Extract the entries in their exact form.

**DATASET CONTENT**
>>>>>

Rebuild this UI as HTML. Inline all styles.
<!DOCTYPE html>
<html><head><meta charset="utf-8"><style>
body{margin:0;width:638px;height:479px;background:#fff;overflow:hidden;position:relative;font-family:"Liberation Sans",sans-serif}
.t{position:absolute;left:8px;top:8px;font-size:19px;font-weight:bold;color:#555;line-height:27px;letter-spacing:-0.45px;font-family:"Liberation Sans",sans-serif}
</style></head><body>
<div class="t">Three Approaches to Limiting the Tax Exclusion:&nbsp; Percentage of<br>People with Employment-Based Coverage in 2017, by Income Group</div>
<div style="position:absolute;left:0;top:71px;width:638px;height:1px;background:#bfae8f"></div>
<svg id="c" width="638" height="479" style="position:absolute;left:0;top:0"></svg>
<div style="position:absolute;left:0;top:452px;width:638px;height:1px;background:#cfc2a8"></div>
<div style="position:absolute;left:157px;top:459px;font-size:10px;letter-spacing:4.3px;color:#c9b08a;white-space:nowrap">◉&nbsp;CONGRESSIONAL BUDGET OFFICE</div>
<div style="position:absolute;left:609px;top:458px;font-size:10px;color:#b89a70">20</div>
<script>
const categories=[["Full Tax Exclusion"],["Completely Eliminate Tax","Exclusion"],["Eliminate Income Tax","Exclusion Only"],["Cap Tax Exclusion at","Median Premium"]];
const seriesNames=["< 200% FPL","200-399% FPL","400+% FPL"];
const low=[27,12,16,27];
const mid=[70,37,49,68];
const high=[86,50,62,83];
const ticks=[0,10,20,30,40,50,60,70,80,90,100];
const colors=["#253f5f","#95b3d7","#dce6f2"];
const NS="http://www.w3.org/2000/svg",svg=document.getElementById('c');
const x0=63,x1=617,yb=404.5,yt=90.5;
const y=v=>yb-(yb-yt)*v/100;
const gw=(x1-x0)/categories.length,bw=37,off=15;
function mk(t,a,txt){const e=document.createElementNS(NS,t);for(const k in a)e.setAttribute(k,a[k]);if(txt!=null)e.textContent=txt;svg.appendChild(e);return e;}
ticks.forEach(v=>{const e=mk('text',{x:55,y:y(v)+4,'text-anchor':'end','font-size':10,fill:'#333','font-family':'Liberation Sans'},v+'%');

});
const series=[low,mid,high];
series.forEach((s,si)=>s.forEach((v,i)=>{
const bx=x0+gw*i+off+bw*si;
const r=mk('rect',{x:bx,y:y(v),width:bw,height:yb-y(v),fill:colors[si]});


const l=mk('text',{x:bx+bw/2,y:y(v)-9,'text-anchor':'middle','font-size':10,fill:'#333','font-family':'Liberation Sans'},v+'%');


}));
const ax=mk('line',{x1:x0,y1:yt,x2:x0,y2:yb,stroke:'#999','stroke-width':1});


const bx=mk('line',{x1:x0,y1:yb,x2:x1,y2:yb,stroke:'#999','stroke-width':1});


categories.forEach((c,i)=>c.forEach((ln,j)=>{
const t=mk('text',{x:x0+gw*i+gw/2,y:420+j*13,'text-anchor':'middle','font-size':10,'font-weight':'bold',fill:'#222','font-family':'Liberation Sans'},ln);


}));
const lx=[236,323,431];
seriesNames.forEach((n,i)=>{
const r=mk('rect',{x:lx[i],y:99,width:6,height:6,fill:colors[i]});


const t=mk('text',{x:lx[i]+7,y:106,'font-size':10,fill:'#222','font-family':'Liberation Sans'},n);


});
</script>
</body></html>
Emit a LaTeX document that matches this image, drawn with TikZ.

<<<<<

**RESULT**
Rebuild this UI as HTML. Inline all styles.
<!DOCTYPE html>
<html><head><meta charset="utf-8"><style>
body{margin:0;width:638px;height:479px;background:#fff;overflow:hidden;position:relative;font-family:"Liberation Sans",sans-serif}
.t{position:absolute;left:8px;top:8px;font-size:19px;font-weight:bold;color:#555;line-height:27px;letter-spacing:-0.45px;font-family:"Liberation Sans",sans-serif}
</style></head><body>
<div class="t">Three Approaches to Limiting the Tax Exclusion:&nbsp; Percentage of<br>People with Employment-Based Coverage in 2017, by Income Group</div>
<div style="position:absolute;left:0;top:71px;width:638px;height:1px;background:#bfae8f"></div>
<svg id="c" width="638" height="479" style="position:absolute;left:0;top:0"></svg>
<div style="position:absolute;left:0;top:452px;width:638px;height:1px;background:#cfc2a8"></div>
<div style="position:absolute;left:157px;top:459px;font-size:10px;letter-spacing:4.3px;color:#c9b08a;white-space:nowrap">◉&nbsp;CONGRESSIONAL BUDGET OFFICE</div>
<div style="position:absolute;left:609px;top:458px;font-size:10px;color:#b89a70">20</div>
<script>
const categories=[["Full Tax Exclusion"],["Completely Eliminate Tax","Exclusion"],["Eliminate Income Tax","Exclusion Only"],["Cap Tax Exclusion at","Median Premium"]];
const seriesNames=["< 200% FPL","200-399% FPL","400+% FPL"];
const low=[27,12,16,27];
const mid=[70,37,49,68];
const high=[86,50,62,83];
const ticks=[0,10,20,30,40,50,60,70,80,90,100];
const colors=["#253f5f","#95b3d7","#dce6f2"];
const NS="http://www.w3.org/2000/svg",svg=document.getElementById('c');
const x0=63,x1=617,yb=404.5,yt=90.5;
const y=v=>yb-(yb-yt)*v/100;
const gw=(x1-x0)/categories.length,bw=37,off=15;
function mk(t,a,txt){const e=document.createElementNS(NS,t);for(const k in a)e.setAttribute(k,a[k]);if(txt!=null)e.textContent=txt;svg.appendChild(e);return e;}
ticks.forEach(v=>{const e=mk('text',{x:55,y:y(v)+4,'text-anchor':'end','font-size':10,fill:'#333','font-family':'Liberation Sans'},v+'%');

});
const series=[low,mid,high];
series.forEach((s,si)=>s.forEach((v,i)=>{
const bx=x0+gw*i+off+bw*si;
const r=mk('rect',{x:bx,y:y(v),width:bw,height:yb-y(v),fill:colors[si]});


const l=mk('text',{x:bx+bw/2,y:y(v)-9,'text-anchor':'middle','font-size':10,fill:'#333','font-family':'Liberation Sans'},v+'%');


}));
const ax=mk('line',{x1:x0,y1:yt,x2:x0,y2:yb,stroke:'#999','stroke-width':1});


const bx=mk('line',{x1:x0,y1:yb,x2:x1,y2:yb,stroke:'#999','stroke-width':1});


categories.forEach((c,i)=>c.forEach((ln,j)=>{
const t=mk('text',{x:x0+gw*i+gw/2,y:420+j*13,'text-anchor':'middle','font-size':10,'font-weight':'bold',fill:'#222','font-family':'Liberation Sans'},ln);


}));
const lx=[236,323,431];
seriesNames.forEach((n,i)=>{
const r=mk('rect',{x:lx[i],y:99,width:6,height:6,fill:colors[i]});


const t=mk('text',{x:lx[i]+7,y:106,'font-size':10,fill:'#222','font-family':'Liberation Sans'},n);


});
</script>
</body></html>
Emit a LaTeX document that matches this image, drawn with TikZ.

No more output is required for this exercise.